Task statement: Starting at the first line of the data, please print exactly those lines through the one that holds "const yTicks = [6, 8, 10, 12, 14, 16, 18, 20];", omitting every picture.

Material for this task:
========================
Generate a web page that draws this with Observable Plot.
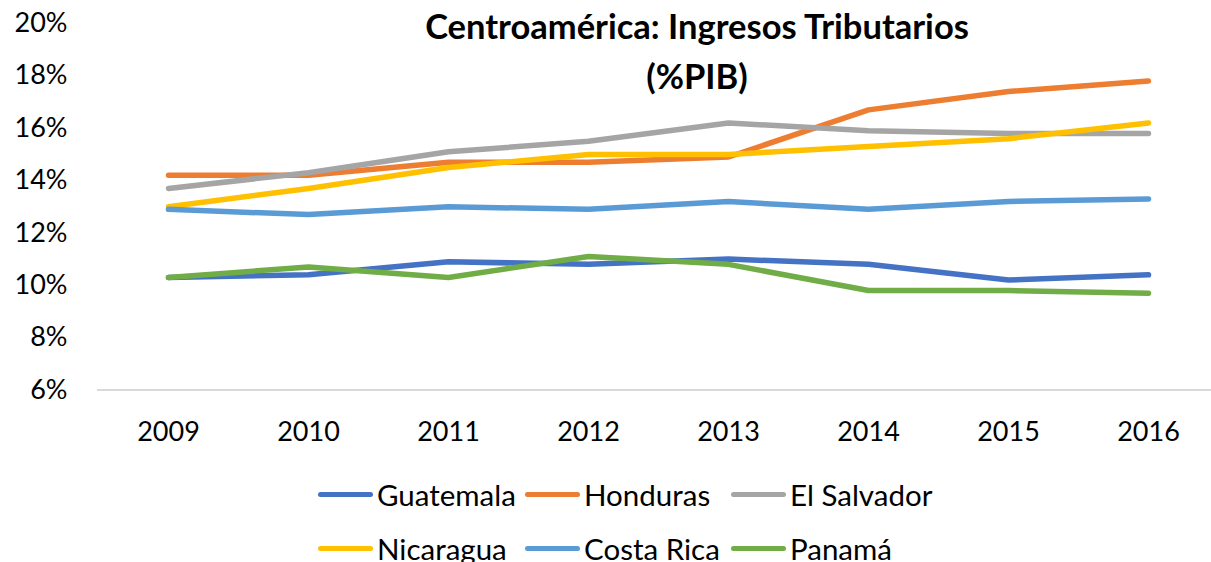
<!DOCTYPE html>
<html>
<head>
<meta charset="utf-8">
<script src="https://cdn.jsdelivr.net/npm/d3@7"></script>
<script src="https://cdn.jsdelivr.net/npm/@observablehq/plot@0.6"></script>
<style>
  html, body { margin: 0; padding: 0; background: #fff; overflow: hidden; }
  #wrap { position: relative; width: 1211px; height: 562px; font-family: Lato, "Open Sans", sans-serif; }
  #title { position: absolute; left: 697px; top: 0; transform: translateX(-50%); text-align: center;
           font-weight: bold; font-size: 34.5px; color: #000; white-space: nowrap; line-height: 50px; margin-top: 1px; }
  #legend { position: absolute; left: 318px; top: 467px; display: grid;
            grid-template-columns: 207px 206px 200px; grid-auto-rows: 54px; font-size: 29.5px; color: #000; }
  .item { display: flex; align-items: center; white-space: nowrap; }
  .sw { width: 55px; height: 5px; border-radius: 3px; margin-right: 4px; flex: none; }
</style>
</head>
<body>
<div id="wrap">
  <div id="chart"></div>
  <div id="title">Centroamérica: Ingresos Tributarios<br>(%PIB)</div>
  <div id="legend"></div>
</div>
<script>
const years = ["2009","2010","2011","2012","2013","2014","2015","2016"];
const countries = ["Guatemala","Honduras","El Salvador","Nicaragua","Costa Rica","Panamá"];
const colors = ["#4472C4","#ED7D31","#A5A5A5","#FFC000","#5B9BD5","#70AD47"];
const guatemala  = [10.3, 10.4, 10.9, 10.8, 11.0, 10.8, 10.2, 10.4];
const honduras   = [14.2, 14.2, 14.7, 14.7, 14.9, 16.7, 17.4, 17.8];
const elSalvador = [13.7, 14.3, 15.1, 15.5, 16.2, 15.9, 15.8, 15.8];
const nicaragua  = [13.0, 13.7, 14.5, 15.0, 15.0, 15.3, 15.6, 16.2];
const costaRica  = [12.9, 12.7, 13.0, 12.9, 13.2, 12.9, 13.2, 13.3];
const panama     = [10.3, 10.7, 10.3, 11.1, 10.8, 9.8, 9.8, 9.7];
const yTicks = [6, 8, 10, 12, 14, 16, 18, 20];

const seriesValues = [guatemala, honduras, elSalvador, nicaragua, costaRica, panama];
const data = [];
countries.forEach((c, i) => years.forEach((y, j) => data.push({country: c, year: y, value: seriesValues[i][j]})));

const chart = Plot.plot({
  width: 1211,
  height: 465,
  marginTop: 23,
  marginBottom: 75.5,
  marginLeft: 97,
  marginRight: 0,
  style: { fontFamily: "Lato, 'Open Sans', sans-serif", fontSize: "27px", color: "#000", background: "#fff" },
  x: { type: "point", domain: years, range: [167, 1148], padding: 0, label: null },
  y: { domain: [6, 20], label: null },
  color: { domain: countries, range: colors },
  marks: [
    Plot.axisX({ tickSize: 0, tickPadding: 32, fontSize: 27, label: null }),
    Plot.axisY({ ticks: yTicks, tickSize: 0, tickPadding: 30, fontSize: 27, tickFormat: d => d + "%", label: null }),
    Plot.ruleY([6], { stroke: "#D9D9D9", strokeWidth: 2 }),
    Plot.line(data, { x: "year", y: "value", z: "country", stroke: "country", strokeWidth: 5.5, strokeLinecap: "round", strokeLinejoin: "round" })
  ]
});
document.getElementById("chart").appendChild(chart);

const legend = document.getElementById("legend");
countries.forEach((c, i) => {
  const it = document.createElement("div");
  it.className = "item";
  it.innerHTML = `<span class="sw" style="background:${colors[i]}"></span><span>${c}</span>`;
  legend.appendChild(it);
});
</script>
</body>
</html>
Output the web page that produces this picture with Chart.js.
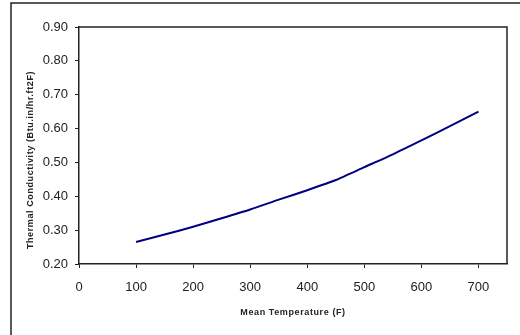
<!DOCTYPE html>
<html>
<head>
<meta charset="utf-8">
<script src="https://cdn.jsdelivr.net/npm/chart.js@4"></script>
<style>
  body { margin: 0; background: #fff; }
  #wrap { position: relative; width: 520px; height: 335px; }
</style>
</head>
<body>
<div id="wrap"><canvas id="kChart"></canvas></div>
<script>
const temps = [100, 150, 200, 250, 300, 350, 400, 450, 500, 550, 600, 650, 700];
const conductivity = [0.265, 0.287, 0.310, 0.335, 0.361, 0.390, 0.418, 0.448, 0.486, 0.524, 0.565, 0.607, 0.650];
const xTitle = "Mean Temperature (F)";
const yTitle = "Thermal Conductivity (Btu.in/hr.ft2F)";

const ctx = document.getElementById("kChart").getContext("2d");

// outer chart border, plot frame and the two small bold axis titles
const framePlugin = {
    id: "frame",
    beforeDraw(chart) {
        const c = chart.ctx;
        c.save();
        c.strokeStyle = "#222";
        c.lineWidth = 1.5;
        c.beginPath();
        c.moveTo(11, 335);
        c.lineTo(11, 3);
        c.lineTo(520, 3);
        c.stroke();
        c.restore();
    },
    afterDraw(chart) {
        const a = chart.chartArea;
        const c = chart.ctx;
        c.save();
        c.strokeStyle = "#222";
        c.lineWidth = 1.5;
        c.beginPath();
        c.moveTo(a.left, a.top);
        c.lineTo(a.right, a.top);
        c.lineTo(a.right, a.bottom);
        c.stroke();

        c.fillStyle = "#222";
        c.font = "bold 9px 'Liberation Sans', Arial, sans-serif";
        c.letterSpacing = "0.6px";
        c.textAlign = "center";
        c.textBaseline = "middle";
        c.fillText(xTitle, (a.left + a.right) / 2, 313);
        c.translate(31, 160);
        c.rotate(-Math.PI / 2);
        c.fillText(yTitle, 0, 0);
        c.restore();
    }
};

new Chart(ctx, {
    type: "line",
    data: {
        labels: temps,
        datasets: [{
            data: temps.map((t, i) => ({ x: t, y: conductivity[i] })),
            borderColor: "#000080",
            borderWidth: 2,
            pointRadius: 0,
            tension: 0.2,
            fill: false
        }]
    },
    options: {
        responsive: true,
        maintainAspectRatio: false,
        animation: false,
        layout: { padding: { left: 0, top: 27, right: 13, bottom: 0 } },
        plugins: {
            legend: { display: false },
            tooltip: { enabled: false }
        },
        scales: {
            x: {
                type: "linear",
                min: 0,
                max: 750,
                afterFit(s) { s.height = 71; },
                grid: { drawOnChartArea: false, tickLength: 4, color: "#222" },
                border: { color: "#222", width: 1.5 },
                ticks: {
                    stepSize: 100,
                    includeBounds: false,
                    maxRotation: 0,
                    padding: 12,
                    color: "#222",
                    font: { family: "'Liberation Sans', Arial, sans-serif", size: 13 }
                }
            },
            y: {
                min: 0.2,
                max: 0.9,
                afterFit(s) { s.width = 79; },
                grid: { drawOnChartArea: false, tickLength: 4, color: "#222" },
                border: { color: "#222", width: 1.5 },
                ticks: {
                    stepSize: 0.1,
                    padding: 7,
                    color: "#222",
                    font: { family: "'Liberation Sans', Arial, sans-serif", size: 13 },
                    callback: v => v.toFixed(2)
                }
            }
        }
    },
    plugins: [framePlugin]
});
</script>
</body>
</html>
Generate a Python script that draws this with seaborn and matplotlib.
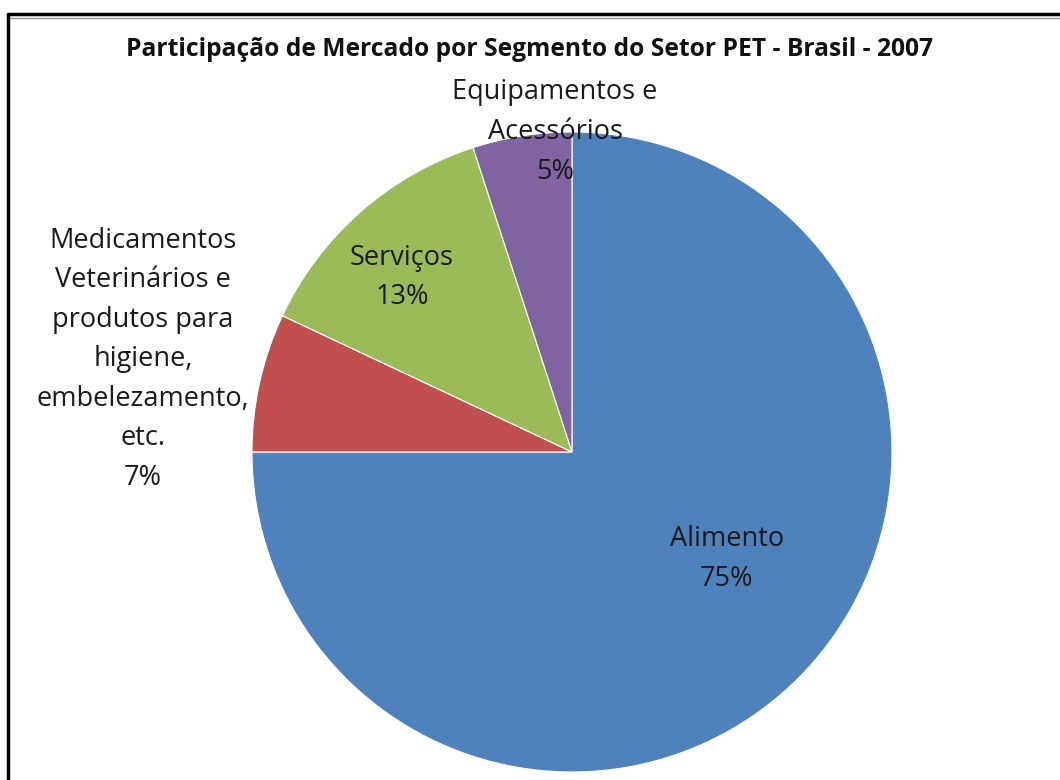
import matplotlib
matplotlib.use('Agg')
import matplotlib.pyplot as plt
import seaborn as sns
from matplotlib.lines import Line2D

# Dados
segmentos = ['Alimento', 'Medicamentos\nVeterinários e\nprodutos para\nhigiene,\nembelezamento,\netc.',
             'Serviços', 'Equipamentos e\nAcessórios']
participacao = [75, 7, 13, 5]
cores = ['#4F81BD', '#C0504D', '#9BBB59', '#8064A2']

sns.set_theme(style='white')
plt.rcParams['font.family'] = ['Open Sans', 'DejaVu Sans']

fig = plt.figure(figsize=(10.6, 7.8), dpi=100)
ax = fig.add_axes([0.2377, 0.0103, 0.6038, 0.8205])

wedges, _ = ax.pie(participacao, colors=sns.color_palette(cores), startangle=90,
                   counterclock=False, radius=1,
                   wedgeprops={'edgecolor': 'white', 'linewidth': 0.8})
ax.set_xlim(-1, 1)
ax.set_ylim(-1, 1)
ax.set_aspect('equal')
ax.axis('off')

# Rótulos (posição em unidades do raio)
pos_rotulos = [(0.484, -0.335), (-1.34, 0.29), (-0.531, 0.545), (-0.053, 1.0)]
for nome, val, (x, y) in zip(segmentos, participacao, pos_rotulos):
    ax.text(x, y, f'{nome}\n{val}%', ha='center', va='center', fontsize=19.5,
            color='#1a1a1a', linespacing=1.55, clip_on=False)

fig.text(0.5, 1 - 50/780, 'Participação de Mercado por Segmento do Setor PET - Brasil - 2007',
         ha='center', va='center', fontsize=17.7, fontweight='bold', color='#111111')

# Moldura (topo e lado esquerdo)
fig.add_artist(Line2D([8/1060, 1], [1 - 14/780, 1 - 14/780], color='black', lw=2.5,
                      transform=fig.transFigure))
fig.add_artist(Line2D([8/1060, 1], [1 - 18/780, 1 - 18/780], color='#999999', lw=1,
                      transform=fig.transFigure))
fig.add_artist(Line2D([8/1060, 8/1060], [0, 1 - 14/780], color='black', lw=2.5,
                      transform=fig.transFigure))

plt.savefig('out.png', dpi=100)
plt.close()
========================
Reply:
Generate a web page that draws this with Observable Plot.
<!DOCTYPE html>
<html>
<head>
<meta charset="utf-8">
<script src="https://cdn.jsdelivr.net/npm/d3@7"></script>
<script src="https://cdn.jsdelivr.net/npm/@observablehq/plot@0.6"></script>
<style>
  html, body { margin: 0; padding: 0; background: #fff; overflow: hidden; }
  #wrap { position: relative; width: 1211px; height: 562px; font-family: Lato, "Open Sans", sans-serif; }
  #title { position: absolute; left: 697px; top: 0; transform: translateX(-50%); text-align: center;
           font-weight: bold; font-size: 34.5px; color: #000; white-space: nowrap; line-height: 50px; margin-top: 1px; }
  #legend { position: absolute; left: 318px; top: 467px; display: grid;
            grid-template-columns: 207px 206px 200px; grid-auto-rows: 54px; font-size: 29.5px; color: #000; }
  .item { display: flex; align-items: center; white-space: nowrap; }
  .sw { width: 55px; height: 5px; border-radius: 3px; margin-right: 4px; flex: none; }
</style>
</head>
<body>
<div id="wrap">
  <div id="chart"></div>
  <div id="title">Centroamérica: Ingresos Tributarios<br>(%PIB)</div>
  <div id="legend"></div>
</div>
<script>
const years = ["2009","2010","2011","2012","2013","2014","2015","2016"];
const countries = ["Guatemala","Honduras","El Salvador","Nicaragua","Costa Rica","Panamá"];
const colors = ["#4472C4","#ED7D31","#A5A5A5","#FFC000","#5B9BD5","#70AD47"];
const guatemala  = [10.3, 10.4, 10.9, 10.8, 11.0, 10.8, 10.2, 10.4];
const honduras   = [14.2, 14.2, 14.7, 14.7, 14.9, 16.7, 17.4, 17.8];
const elSalvador = [13.7, 14.3, 15.1, 15.5, 16.2, 15.9, 15.8, 15.8];
const nicaragua  = [13.0, 13.7, 14.5, 15.0, 15.0, 15.3, 15.6, 16.2];
const costaRica  = [12.9, 12.7, 13.0, 12.9, 13.2, 12.9, 13.2, 13.3];
const panama     = [10.3, 10.7, 10.3, 11.1, 10.8, 9.8, 9.8, 9.7];
const yTicks = [6, 8, 10, 12, 14, 16, 18, 20];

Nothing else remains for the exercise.